===== Data

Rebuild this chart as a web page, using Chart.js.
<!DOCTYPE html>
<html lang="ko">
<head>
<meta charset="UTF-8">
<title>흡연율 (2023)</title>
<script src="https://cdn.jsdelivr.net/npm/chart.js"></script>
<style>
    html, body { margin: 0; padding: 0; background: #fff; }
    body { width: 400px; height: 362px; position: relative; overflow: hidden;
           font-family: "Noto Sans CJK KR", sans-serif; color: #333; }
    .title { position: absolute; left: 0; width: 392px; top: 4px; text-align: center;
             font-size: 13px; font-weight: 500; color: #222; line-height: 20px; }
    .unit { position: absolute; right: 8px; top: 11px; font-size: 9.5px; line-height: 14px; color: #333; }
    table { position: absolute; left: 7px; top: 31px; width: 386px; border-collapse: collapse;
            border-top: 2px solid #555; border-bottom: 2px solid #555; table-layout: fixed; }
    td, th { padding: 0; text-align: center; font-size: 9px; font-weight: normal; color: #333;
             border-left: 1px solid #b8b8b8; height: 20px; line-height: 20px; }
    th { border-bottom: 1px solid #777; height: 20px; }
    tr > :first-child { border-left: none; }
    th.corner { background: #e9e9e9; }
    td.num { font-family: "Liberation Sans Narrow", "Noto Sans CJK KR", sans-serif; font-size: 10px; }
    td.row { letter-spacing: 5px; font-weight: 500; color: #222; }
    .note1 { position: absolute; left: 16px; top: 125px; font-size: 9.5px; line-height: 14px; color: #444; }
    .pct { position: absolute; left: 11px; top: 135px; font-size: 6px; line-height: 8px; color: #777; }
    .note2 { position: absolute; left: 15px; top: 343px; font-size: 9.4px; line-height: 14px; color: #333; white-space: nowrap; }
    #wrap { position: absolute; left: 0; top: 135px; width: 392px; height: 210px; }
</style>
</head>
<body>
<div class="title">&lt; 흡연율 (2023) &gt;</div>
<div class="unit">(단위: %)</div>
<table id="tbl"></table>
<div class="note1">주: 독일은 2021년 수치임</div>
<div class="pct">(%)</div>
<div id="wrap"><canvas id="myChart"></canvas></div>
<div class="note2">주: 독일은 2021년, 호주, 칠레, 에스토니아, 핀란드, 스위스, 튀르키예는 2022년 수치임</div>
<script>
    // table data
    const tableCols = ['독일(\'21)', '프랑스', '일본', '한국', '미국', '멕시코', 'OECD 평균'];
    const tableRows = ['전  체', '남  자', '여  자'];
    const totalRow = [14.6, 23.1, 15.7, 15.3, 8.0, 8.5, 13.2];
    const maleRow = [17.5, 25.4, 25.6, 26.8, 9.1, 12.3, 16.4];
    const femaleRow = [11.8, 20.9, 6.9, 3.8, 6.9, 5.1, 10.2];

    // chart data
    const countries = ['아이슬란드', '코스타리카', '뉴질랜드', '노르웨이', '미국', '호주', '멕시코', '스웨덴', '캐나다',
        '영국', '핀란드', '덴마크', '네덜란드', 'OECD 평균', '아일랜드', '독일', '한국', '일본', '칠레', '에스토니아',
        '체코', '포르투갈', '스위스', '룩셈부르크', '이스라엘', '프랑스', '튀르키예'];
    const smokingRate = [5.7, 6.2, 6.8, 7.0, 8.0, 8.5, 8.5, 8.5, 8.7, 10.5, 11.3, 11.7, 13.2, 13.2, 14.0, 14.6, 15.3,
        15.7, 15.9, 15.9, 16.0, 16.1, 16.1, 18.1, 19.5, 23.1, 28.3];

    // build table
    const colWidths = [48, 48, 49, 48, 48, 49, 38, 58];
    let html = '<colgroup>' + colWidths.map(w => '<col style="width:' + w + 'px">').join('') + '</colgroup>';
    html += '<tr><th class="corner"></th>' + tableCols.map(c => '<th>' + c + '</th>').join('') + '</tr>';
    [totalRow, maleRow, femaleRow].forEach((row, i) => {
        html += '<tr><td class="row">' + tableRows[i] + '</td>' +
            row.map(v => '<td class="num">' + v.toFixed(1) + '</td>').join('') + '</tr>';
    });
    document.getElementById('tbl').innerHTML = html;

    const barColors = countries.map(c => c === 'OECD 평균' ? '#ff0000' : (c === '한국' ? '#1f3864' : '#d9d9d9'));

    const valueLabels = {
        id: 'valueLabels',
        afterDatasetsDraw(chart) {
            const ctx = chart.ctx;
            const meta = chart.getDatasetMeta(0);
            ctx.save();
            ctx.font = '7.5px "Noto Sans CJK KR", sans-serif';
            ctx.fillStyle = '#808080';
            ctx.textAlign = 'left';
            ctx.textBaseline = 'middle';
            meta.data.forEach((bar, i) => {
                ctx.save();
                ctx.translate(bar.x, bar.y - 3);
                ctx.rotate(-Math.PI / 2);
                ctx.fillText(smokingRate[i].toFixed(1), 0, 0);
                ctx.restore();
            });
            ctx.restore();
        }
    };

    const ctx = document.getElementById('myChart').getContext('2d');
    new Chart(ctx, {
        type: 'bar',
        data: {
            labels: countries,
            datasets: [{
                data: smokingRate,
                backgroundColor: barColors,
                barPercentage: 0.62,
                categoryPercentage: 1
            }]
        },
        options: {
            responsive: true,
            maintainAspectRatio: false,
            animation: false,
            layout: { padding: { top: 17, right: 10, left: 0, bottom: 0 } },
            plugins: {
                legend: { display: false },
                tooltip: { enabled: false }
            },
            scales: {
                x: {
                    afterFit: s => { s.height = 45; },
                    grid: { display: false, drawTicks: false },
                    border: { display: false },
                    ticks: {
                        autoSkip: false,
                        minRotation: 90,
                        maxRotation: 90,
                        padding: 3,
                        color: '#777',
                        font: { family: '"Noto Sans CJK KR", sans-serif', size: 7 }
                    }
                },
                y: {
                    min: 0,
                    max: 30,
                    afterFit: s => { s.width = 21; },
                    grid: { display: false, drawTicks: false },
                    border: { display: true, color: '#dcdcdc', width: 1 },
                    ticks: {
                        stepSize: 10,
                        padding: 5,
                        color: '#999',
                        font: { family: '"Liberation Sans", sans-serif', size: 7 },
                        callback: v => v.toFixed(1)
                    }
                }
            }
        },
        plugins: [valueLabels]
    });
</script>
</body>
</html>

==========
===== Data

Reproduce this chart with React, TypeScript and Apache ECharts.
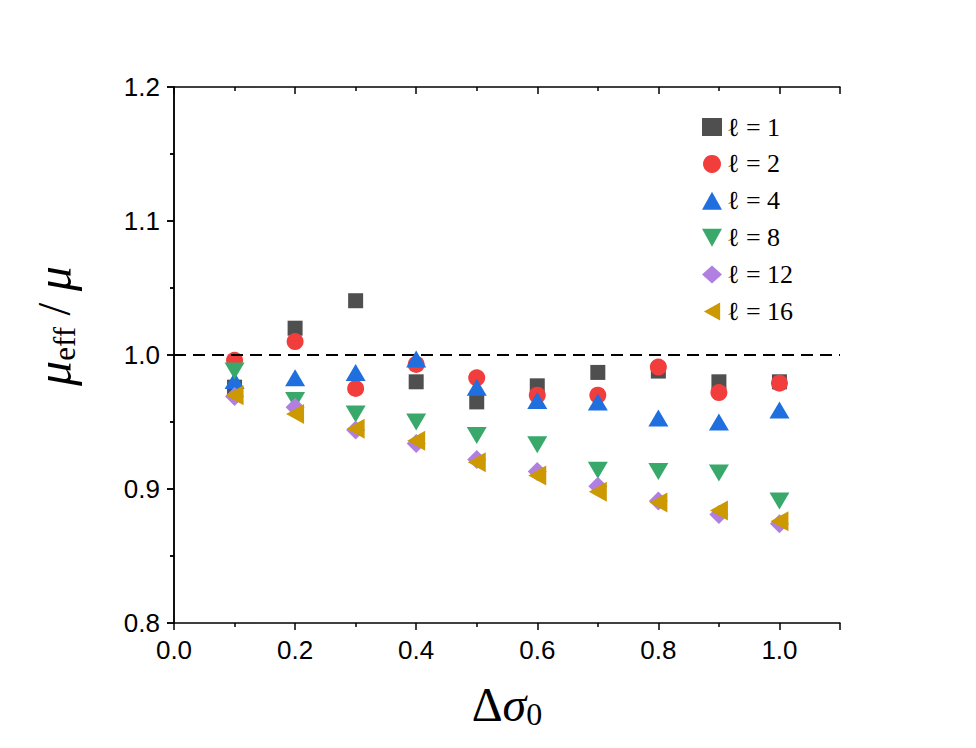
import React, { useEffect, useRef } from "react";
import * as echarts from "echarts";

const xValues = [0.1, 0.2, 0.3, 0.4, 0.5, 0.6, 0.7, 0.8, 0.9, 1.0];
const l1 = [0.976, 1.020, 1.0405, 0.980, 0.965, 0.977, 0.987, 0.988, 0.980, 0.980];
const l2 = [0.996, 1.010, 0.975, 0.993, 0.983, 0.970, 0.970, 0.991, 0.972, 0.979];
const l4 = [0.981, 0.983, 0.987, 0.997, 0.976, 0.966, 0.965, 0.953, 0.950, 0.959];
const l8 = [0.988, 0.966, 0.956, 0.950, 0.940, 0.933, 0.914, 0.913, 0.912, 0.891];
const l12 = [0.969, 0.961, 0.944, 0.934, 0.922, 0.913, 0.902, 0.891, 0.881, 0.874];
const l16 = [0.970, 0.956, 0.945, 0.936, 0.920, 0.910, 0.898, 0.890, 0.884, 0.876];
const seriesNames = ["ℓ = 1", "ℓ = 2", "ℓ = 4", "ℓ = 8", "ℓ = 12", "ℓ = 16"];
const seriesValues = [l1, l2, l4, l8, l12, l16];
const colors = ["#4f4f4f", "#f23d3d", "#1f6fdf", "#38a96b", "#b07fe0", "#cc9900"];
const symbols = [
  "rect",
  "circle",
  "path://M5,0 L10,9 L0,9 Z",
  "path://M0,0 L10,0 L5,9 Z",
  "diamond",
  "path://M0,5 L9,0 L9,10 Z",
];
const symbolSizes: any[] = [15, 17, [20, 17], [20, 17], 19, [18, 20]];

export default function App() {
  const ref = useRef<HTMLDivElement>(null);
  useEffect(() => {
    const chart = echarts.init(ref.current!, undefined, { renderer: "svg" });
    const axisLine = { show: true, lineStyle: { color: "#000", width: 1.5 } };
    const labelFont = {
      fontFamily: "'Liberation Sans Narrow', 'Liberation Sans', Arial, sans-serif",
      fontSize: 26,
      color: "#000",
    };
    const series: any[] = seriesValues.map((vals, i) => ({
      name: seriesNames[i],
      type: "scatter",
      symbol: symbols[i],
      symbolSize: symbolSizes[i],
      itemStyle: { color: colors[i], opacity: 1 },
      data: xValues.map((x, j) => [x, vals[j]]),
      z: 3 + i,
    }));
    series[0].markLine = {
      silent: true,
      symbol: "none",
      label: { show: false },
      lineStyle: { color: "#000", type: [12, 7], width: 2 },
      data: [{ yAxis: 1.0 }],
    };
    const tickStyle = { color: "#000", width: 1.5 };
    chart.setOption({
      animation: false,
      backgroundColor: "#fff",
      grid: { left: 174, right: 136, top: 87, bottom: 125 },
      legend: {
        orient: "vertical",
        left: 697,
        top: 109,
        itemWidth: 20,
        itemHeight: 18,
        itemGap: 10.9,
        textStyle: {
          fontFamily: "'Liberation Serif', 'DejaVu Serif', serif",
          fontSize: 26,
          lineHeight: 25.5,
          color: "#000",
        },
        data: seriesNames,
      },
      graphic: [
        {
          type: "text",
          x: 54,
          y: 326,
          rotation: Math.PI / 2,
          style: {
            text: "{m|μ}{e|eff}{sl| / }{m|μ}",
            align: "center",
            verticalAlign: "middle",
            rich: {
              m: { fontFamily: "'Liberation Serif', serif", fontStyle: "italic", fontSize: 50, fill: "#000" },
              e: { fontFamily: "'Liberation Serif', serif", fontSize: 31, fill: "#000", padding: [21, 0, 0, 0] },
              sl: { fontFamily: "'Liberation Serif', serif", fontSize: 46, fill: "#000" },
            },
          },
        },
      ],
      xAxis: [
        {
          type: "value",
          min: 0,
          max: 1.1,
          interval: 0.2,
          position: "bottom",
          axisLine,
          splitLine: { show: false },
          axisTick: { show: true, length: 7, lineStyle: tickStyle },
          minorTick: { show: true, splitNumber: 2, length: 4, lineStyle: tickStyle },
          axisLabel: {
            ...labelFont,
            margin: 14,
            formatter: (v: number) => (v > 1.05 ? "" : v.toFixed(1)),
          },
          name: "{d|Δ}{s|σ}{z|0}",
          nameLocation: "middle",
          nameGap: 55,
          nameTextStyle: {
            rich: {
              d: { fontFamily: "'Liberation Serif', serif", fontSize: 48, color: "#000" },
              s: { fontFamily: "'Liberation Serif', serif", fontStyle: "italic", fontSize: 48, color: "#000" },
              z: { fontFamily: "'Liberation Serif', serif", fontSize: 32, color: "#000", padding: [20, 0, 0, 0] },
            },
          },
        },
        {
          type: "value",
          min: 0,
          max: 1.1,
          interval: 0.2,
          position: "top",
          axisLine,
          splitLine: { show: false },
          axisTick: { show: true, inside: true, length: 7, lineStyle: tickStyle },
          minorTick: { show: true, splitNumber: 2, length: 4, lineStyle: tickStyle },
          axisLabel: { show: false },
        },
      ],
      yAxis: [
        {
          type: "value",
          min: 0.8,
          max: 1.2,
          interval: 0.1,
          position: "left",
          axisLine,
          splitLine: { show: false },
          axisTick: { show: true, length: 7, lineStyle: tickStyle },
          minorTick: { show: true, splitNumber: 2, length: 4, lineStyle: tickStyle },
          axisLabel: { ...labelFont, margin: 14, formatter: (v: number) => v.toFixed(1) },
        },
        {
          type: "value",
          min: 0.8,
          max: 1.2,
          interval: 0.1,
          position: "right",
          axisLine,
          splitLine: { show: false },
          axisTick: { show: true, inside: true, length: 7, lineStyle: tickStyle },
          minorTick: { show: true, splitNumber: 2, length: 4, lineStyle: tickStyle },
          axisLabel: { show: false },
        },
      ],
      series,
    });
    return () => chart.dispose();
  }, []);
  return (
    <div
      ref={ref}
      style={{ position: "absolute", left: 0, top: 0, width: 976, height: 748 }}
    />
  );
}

==========

Request: Look above for the line with "Reproduce this chart" and copy exactly from it through the line with "import * as", both included. Omit the pictures.

Written response:
Reproduce this chart with React, TypeScript and Apache ECharts.
import React, { useEffect, useRef } from "react";
import * as echarts from "echarts";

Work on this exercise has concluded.